© cjggbella
Our campus newspaper recently ran one of their questionaires, interviewing random people to answer random questions. For some reason or other, I've often recognised some of the interviewees, but I've never been interviewed (lucky journalists!). One of the recent questions was thus: Do you think the world will end in 2012? Only one person answered in the affirmative. I wonder if they really mean it, and what it must feel like if they do.
I made one resolution last year that, to my surprise, I eventually kept. And by "eventually", I do not mean I ever kept it in a thunderclap kind of way. On the contrary, it took many months and contradictions for that resolution to sink in, to any significant extent. But now that it has, I'm not sure I like it. I'll not go into what it was, but just the same, I suppose I'll be careful about what I resolve now.
2011 was an interesting year for me. I despise the term "self-discovery", but that's what it was, more or less. I find that I've changed completely and still haven't changed at all. There were a lot of influential moments, gloomy ones and glorious ones. Some years are like series of adventures, others are like series of doldrums and highlights. For me, 2011 was the latter. It felt like The Old Man and the Sea--rolling and drifting through the sea, and then all of a sudden, a marlin-fish charges head-first into the sky, and you're sitting in the rowboat, shaking and grinning and maybe crying, holding onto the fishing line which is knifing into your hands until they bleed.

© Nik Wilets
I always liked that movie. Sometimes the world is like that.
As a child, I was always scared by the marlin. But that's why I watched it. It was hard to feel sympathetic towards the old man, Santiago, until he first saw and caught his fish. Then I was there, helping him reel it in, fighting off the sharks, and regretting its loss.

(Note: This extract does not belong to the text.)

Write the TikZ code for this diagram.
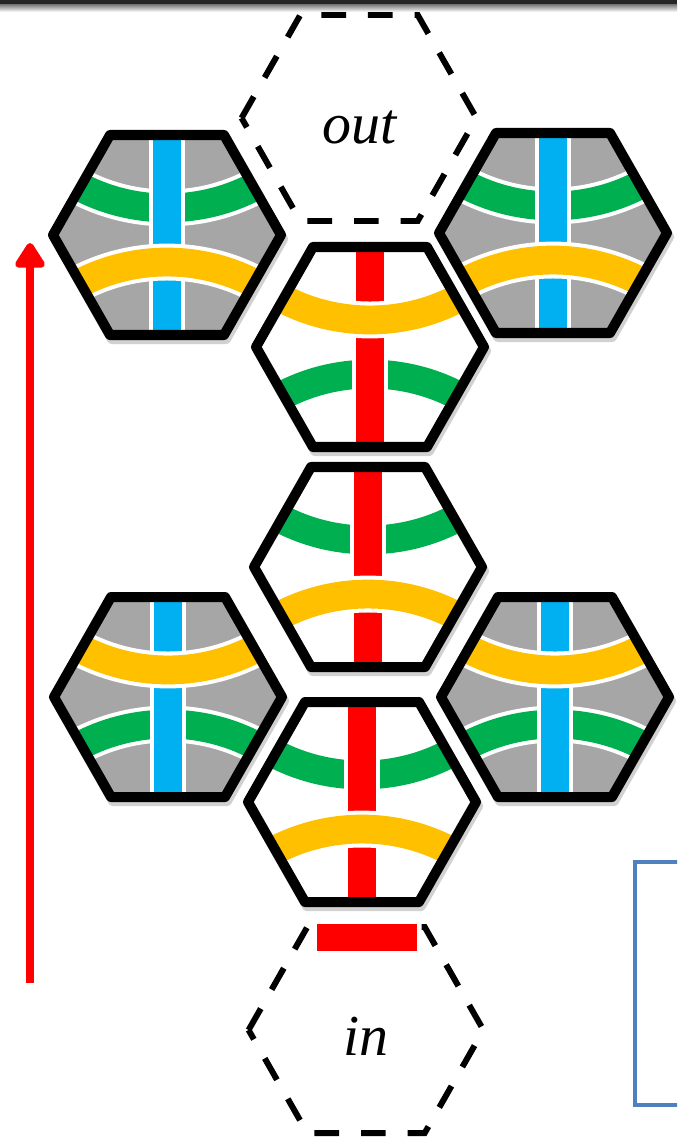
\documentclass[tikz,border=0pt]{standalone}
\usepackage{fontspec}
\setmainfont{Liberation Serif}
\usetikzlibrary{arrows.meta}
\definecolor{hgray}{HTML}{A6A6A6}
\definecolor{hblue}{HTML}{00B0F0}
\definecolor{hgreen}{HTML}{00B050}
\definecolor{hyellow}{HTML}{FFC000}
\definecolor{hred}{HTML}{FF0000}
\definecolor{boxblue}{HTML}{4F81BD}
\def\hexp{(-114,0) -- (-57,-100) -- (57,-100) -- (114,0) -- (57,100) -- (-57,100) -- cycle}
\tikzset{
  bandgap/.style={white, line width=21pt},
  band/.style={line width=16.4pt},
  hexline/.style={black, line width=5.7pt, line join=round},
  hexshadow/.style={black, opacity=0.18, line width=5.7pt, line join=round},
  dashhex/.style={black, line width=3.4pt, dash pattern=on 14pt off 12.5pt},
  lbl/.style={font=\itshape\fontsize{33}{38}\selectfont, inner sep=0pt, anchor=base}
}
% #1 cx, #2 cy, #3 fill, #4 green circle offset, #5 yellow circle offset, #6 bar colour
\newcommand\hextile[6]{%
\begin{scope}[shift={(#1,#2)}]
  \draw[hexshadow, shift={(2,4)}] \hexp;
  \begin{scope}
    \clip \hexp;
    \fill[#3] \hexp;
    \draw[bandgap] (0,#4) circle[radius=3.8cm];
    \draw[band, hgreen] (0,#4) circle[radius=3.8cm];
    \draw[bandgap] (0,-115) -- (0,115);
    \draw[band, #6] (0,-115) -- (0,115);
    \draw[bandgap] (0,#5) circle[radius=3.8cm];
    \draw[band, hyellow] (0,#5) circle[radius=3.8cm];
  \end{scope}
  \draw[hexline] \hexp;
\end{scope}}
\begin{document}
\begin{tikzpicture}[x=0.02cm, y=-0.02cm]
\useasboundingbox (0,0) rectangle (677,1139);
\clip (0,0) rectangle (677,1139);
\fill[white] (0,0) rectangle (677,1139);
% top rule
\fill[black!85] (0,0) rectangle (677,4);
\shade[top color=black!55, bottom color=white] (0,4) rectangle (677,12);
% dashed out hexagon
\begin{scope}[shift={(359,118)}, scale=1.03]
  \draw[dashhex] \hexp;
\end{scope}
\node[lbl] (outlbl) at (360,143) {out};
% dashed in hexagon
\begin{scope}[shift={(366,1030)}, scale=1.03]
  \draw[dashhex] \hexp;
\end{scope}
\node[lbl] (inlbl) at (366,1055) {in};
\fill[hred] (317,924) rectangle (417,951);
% tiles
\hextile{167}{235}{hgray}{-217}{217}{hblue}
\hextile{553}{233}{hgray}{-217}{217}{hblue}
\hextile{370}{347}{white}{217}{-217}{hred}
\hextile{368}{567}{white}{-217}{217}{hred}
\hextile{168}{697}{hgray}{217}{-217}{hblue}
\hextile{555}{697}{hgray}{217}{-217}{hblue}
\hextile{362}{802}{white}{-217}{217}{hred}
% arrow
\coordinate (arrowtail) at (30,983);
\coordinate (arrowtip) at (30,243);
\draw[hred, line width=5pt, -{Triangle[width=19pt,length=16pt,round]}] (arrowtail) -- (arrowtip);
% blue box
\draw[boxblue, line width=2.3pt] (635,862) rectangle (720,1105);
\end{tikzpicture}
\end{document}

That's the brilliance of the story, really. Santiago's best and worst moments of his life are when he catches the marlin. And the marlin doesn't stand for life's milestones, necessarily, at least not in the typical sense. I think the marlin stands for those truly life-changing moments that only each individual knows about, times when we're alone at sea, with our human frailty, human nature, and God. Sometimes those are joyful moments, sometimes miserable ones, and sometimes a little of both.
That they affect us emotionally is understood, but the question is, how do they affect our character? And that is why I'd repeat what I said before--I'm glad I don't have to decide the future or worry about what happens in 2012. I wouldn't want to face the marlin of 2012, but there are times when you have to in order to learn anything. Even things about yourself.